> **RECORDED DATA**
┄┄┄┄┄┄┄┄┄┄
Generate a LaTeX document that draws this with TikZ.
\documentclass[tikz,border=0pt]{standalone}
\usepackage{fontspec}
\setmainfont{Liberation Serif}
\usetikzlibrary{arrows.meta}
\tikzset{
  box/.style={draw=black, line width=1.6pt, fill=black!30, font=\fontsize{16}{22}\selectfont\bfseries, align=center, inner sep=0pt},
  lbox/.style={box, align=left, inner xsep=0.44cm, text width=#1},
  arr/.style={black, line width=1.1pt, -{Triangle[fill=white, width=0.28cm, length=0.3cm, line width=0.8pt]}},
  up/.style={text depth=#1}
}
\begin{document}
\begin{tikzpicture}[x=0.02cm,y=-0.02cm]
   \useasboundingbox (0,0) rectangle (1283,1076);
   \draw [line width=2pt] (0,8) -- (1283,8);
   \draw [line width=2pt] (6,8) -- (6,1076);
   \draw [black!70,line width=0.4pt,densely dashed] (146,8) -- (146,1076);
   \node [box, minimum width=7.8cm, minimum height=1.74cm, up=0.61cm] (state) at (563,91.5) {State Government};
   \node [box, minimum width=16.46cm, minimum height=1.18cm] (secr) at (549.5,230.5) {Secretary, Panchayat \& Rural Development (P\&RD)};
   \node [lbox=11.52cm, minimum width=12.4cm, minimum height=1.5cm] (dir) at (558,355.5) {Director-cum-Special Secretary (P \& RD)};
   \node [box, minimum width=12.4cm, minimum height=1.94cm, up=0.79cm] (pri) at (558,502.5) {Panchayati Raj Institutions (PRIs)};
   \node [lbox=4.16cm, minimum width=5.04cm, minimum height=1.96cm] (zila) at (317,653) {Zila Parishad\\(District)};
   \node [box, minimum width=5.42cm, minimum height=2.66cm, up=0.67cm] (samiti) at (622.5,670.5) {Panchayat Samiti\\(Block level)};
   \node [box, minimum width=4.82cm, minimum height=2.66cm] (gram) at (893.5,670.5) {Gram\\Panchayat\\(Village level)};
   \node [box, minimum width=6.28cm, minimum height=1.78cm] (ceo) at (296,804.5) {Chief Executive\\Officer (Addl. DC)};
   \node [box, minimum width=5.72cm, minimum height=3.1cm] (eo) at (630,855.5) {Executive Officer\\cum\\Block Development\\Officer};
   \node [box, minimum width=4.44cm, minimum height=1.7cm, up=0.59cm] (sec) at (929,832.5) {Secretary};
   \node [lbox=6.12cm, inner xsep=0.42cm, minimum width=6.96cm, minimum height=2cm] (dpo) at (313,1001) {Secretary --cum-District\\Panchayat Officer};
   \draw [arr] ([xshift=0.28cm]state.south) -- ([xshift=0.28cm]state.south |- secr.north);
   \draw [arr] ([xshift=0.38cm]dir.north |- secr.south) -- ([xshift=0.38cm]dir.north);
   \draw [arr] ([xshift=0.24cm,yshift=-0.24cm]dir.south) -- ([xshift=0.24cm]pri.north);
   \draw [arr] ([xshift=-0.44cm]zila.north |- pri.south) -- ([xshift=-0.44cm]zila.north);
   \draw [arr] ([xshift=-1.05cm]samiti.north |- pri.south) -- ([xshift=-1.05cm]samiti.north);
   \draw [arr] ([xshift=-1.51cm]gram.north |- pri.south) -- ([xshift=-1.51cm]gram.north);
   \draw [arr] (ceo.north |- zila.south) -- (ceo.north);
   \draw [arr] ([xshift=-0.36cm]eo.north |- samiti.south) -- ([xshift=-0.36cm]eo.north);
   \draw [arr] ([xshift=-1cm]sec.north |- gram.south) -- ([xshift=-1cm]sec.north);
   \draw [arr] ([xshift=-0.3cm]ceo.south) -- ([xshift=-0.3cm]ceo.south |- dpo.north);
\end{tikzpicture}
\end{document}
┄┄┄┄┄┄┄┄┄┄
> **BRIEF**
Write out the entire listing exactly.

> **THE COMPLETED TASK**
Generate a LaTeX document that draws this with TikZ.
\documentclass[tikz,border=0pt]{standalone}
\usepackage{fontspec}
\setmainfont{Liberation Serif}
\usetikzlibrary{arrows.meta}
\tikzset{
  box/.style={draw=black, line width=1.6pt, fill=black!30, font=\fontsize{16}{22}\selectfont\bfseries, align=center, inner sep=0pt},
  lbox/.style={box, align=left, inner xsep=0.44cm, text width=#1},
  arr/.style={black, line width=1.1pt, -{Triangle[fill=white, width=0.28cm, length=0.3cm, line width=0.8pt]}},
  up/.style={text depth=#1}
}
\begin{document}
\begin{tikzpicture}[x=0.02cm,y=-0.02cm]
   \useasboundingbox (0,0) rectangle (1283,1076);
   \draw [line width=2pt] (0,8) -- (1283,8);
   \draw [line width=2pt] (6,8) -- (6,1076);
   \draw [black!70,line width=0.4pt,densely dashed] (146,8) -- (146,1076);
   \node [box, minimum width=7.8cm, minimum height=1.74cm, up=0.61cm] (state) at (563,91.5) {State Government};
   \node [box, minimum width=16.46cm, minimum height=1.18cm] (secr) at (549.5,230.5) {Secretary, Panchayat \& Rural Development (P\&RD)};
   \node [lbox=11.52cm, minimum width=12.4cm, minimum height=1.5cm] (dir) at (558,355.5) {Director-cum-Special Secretary (P \& RD)};
   \node [box, minimum width=12.4cm, minimum height=1.94cm, up=0.79cm] (pri) at (558,502.5) {Panchayati Raj Institutions (PRIs)};
   \node [lbox=4.16cm, minimum width=5.04cm, minimum height=1.96cm] (zila) at (317,653) {Zila Parishad\\(District)};
   \node [box, minimum width=5.42cm, minimum height=2.66cm, up=0.67cm] (samiti) at (622.5,670.5) {Panchayat Samiti\\(Block level)};
   \node [box, minimum width=4.82cm, minimum height=2.66cm] (gram) at (893.5,670.5) {Gram\\Panchayat\\(Village level)};
   \node [box, minimum width=6.28cm, minimum height=1.78cm] (ceo) at (296,804.5) {Chief Executive\\Officer (Addl. DC)};
   \node [box, minimum width=5.72cm, minimum height=3.1cm] (eo) at (630,855.5) {Executive Officer\\cum\\Block Development\\Officer};
   \node [box, minimum width=4.44cm, minimum height=1.7cm, up=0.59cm] (sec) at (929,832.5) {Secretary};
   \node [lbox=6.12cm, inner xsep=0.42cm, minimum width=6.96cm, minimum height=2cm] (dpo) at (313,1001) {Secretary --cum-District\\Panchayat Officer};
   \draw [arr] ([xshift=0.28cm]state.south) -- ([xshift=0.28cm]state.south |- secr.north);
   \draw [arr] ([xshift=0.38cm]dir.north |- secr.south) -- ([xshift=0.38cm]dir.north);
   \draw [arr] ([xshift=0.24cm,yshift=-0.24cm]dir.south) -- ([xshift=0.24cm]pri.north);
   \draw [arr] ([xshift=-0.44cm]zila.north |- pri.south) -- ([xshift=-0.44cm]zila.north);
   \draw [arr] ([xshift=-1.05cm]samiti.north |- pri.south) -- ([xshift=-1.05cm]samiti.north);
   \draw [arr] ([xshift=-1.51cm]gram.north |- pri.south) -- ([xshift=-1.51cm]gram.north);
   \draw [arr] (ceo.north |- zila.south) -- (ceo.north);
   \draw [arr] ([xshift=-0.36cm]eo.north |- samiti.south) -- ([xshift=-0.36cm]eo.north);
   \draw [arr] ([xshift=-1cm]sec.north |- gram.south) -- ([xshift=-1cm]sec.north);
   \draw [arr] ([xshift=-0.3cm]ceo.south) -- ([xshift=-0.3cm]ceo.south |- dpo.north);
\end{tikzpicture}
\end{document}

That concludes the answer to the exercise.